Relative lack of competition is regularly pointed out as a main factor behind weak economic growth. In this study, we build an indicator measuring competition in a given sector of the economy. We then give an estimation of the potential gain in growth and jobs resulting from an alignment of competition in certain sectors with that observed in the best-performing European countries.
We can assess the intensity of competition by estimating the markup, defined as the ratio between the sale price and the cost of producing an additional unit of the product (the marginal cost). Based on estimations made for a group of European countries, the markup for the French economy is reckoned to lie within the European average and slightly below the estimated markups in Germany and Italy.
Competition is very strong in certain sectors producing non-internationally tradable goods (i.e. "sheltered" sectors).
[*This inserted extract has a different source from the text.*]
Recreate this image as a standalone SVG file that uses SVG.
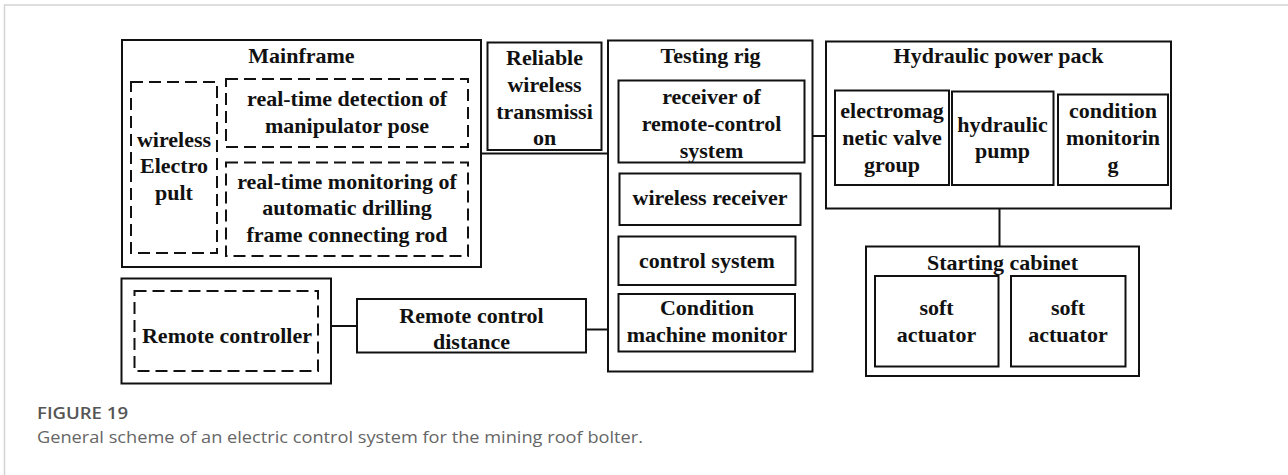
<svg xmlns="http://www.w3.org/2000/svg" width="1288" height="475" viewBox="0 0 1288 475">
  <style>
    .box { fill: none; stroke: #111; stroke-width: 2; }
    .dash { fill: none; stroke: #111; stroke-width: 2; stroke-dasharray: 12 6; }
    .wire { fill: none; stroke: #111; stroke-width: 2; }
    .t { font-family: "Liberation Serif", "Times New Roman", serif; font-weight: bold; font-size: 22px; fill: #111; text-anchor: middle; }
    .cap-h { font-family: "Open Sans", "Liberation Sans", sans-serif; font-weight: 600; font-size: 17px; fill: #555; }
    .cap { font-family: "Open Sans", "Liberation Sans", sans-serif; font-size: 17px; fill: #666; }
  </style>

  <!-- page frame -->
  <path d="M4.5 475 V5 H1288" fill="none" stroke="#d4d4d4" stroke-width="1.5"/>

  <!-- connectors -->
  <g id="connectors">
    <line class="wire" x1="481" y1="153.5" x2="608" y2="153.5"/>
    <line class="wire" x1="812.5" y1="136" x2="826" y2="136"/>
    <line class="wire" x1="999.5" y1="208.5" x2="999.5" y2="246.5"/>
    <line class="wire" x1="331" y1="326" x2="357" y2="326"/>
    <line class="wire" x1="586" y1="329.5" x2="608" y2="329.5"/>
  </g>

  <!-- Mainframe -->
  <g id="mainframe">
    <rect class="box" x="122" y="40" width="359" height="227"/>
    <text class="t" x="301.5" y="63">Mainframe</text>
    <g id="electro-pult">
      <rect class="dash" x="131" y="82" width="86" height="171"/>
      <text class="t" x="174" y="146.5">wireless</text>
      <text class="t" x="174" y="173">Electro</text>
      <text class="t" x="174" y="200">pult</text>
    </g>
    <g id="pose-detection">
      <rect class="dash" x="226" y="79" width="242" height="68"/>
      <text class="t" x="347" y="106">real-time detection of</text>
      <text class="t" x="347" y="133">manipulator pose</text>
    </g>
    <g id="rod-monitoring">
      <rect class="dash" x="226" y="162.5" width="242" height="93.5"/>
      <text class="t" x="347" y="188.5">real-time monitoring of</text>
      <text class="t" x="347" y="215">automatic drilling</text>
      <text class="t" x="347" y="242">frame connecting rod</text>
    </g>
  </g>

  <!-- Reliable wireless transmission -->
  <g id="wireless-transmission">
    <rect class="box" x="487.5" y="42.5" width="114" height="107.5"/>
    <text class="t" x="544.5" y="65">Reliable</text>
    <text class="t" x="544.5" y="92">wireless</text>
    <text class="t" x="544.5" y="118.5">transmissi</text>
    <text class="t" x="544.5" y="145">on</text>
  </g>

  <!-- Testing rig -->
  <g id="testing-rig">
    <rect class="box" x="608" y="40.5" width="204.5" height="331"/>
    <text class="t" x="710.5" y="63">Testing rig</text>
    <g id="rc-receiver">
      <rect class="box" x="618.5" y="80.5" width="186" height="82"/>
      <text class="t" x="711.5" y="104">receiver of</text>
      <text class="t" x="711.5" y="131">remote-control</text>
      <text class="t" x="711.5" y="158">system</text>
    </g>
    <g id="wireless-receiver">
      <rect class="box" x="619.5" y="173.5" width="181" height="51.5"/>
      <text class="t" x="710" y="205">wireless receiver</text>
    </g>
    <g id="control-system">
      <rect class="box" x="618.5" y="236.5" width="177" height="48.5"/>
      <text class="t" x="707" y="268">control system</text>
    </g>
    <g id="machine-monitor">
      <rect class="box" x="618.5" y="294" width="176.5" height="57.5"/>
      <text class="t" x="707" y="315">Condition</text>
      <text class="t" x="707" y="341.5">machine monitor</text>
    </g>
  </g>

  <!-- Hydraulic power pack -->
  <g id="hydraulic-power-pack">
    <rect class="box" x="826" y="41.5" width="345" height="167"/>
    <text class="t" x="998.5" y="63">Hydraulic power pack</text>
    <g id="valve-group">
      <rect class="box" x="835" y="90.5" width="114" height="94.5"/>
      <text class="t" x="892" y="117.5">electromag</text>
      <text class="t" x="892" y="145">netic valve</text>
      <text class="t" x="892" y="171.5">group</text>
    </g>
    <g id="hydraulic-pump">
      <rect class="box" x="952" y="91.5" width="101.5" height="93.5"/>
      <text class="t" x="1002.5" y="131.5">hydraulic</text>
      <text class="t" x="1002.5" y="158">pump</text>
    </g>
    <g id="condition-monitoring">
      <rect class="box" x="1058" y="94.5" width="110" height="90.5"/>
      <text class="t" x="1113" y="117.5">condition</text>
      <text class="t" x="1113" y="145">monitorin</text>
      <text class="t" x="1113" y="171.5">g</text>
    </g>
  </g>

  <!-- Starting cabinet -->
  <g id="starting-cabinet">
    <rect class="box" x="866" y="246.5" width="273" height="129.5"/>
    <text class="t" x="1002.5" y="270">Starting cabinet</text>
    <g id="soft-actuator-1">
      <rect class="box" x="875" y="276" width="123.5" height="90.5"/>
      <text class="t" x="936.5" y="315">soft</text>
      <text class="t" x="936.5" y="341.5">actuator</text>
    </g>
    <g id="soft-actuator-2">
      <rect class="box" x="1011" y="276" width="114.5" height="90.5"/>
      <text class="t" x="1068" y="315">soft</text>
      <text class="t" x="1068" y="341.5">actuator</text>
    </g>
  </g>

  <!-- Remote controller -->
  <g id="remote-controller">
    <rect class="box" x="121.5" y="278.5" width="209.5" height="105"/>
    <rect class="dash" x="134.5" y="291" width="183.5" height="80"/>
    <text class="t" x="227" y="343">Remote controller</text>
  </g>

  <!-- Remote control distance -->
  <g id="remote-distance">
    <rect class="box" x="357" y="299" width="229" height="53.5"/>
    <text class="t" x="471.5" y="322.5">Remote control</text>
    <text class="t" x="471.5" y="349">distance</text>
  </g>

  <!-- caption -->
  <g id="caption">
    <text class="cap-h" x="37" y="419" textLength="91" lengthAdjust="spacingAndGlyphs">FIGURE 19</text>
    <text class="cap" x="37" y="442.5" textLength="606" lengthAdjust="spacingAndGlyphs">General scheme of an electric control system for the mining roof bolter.</text>
  </g>
</svg>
For example, the construction sector, which accounted for around 8% of the traded economy in terms of value added in 2004, appears to be highly competitive despite being sheltered from international competition.
In the light of our markup indicator, three main sectors of the French economy-retailing, hotels, and financial intermediation-nevertheless appear to contain scope for significantly increased competition.
An increase in competition in these three sectors to levels close to those observed in countries where competition is strongest could ultimately boost French GDP (excluding non-traded activities) by a figure on the order of 1.2% and create 200,000 to 250,000 jobs, depending on whether one includes the restaurant sector or not. The impact of these reforms on GDP might even be under-estimated insofar as the positive impact of more intense competition on innovation is left out of account.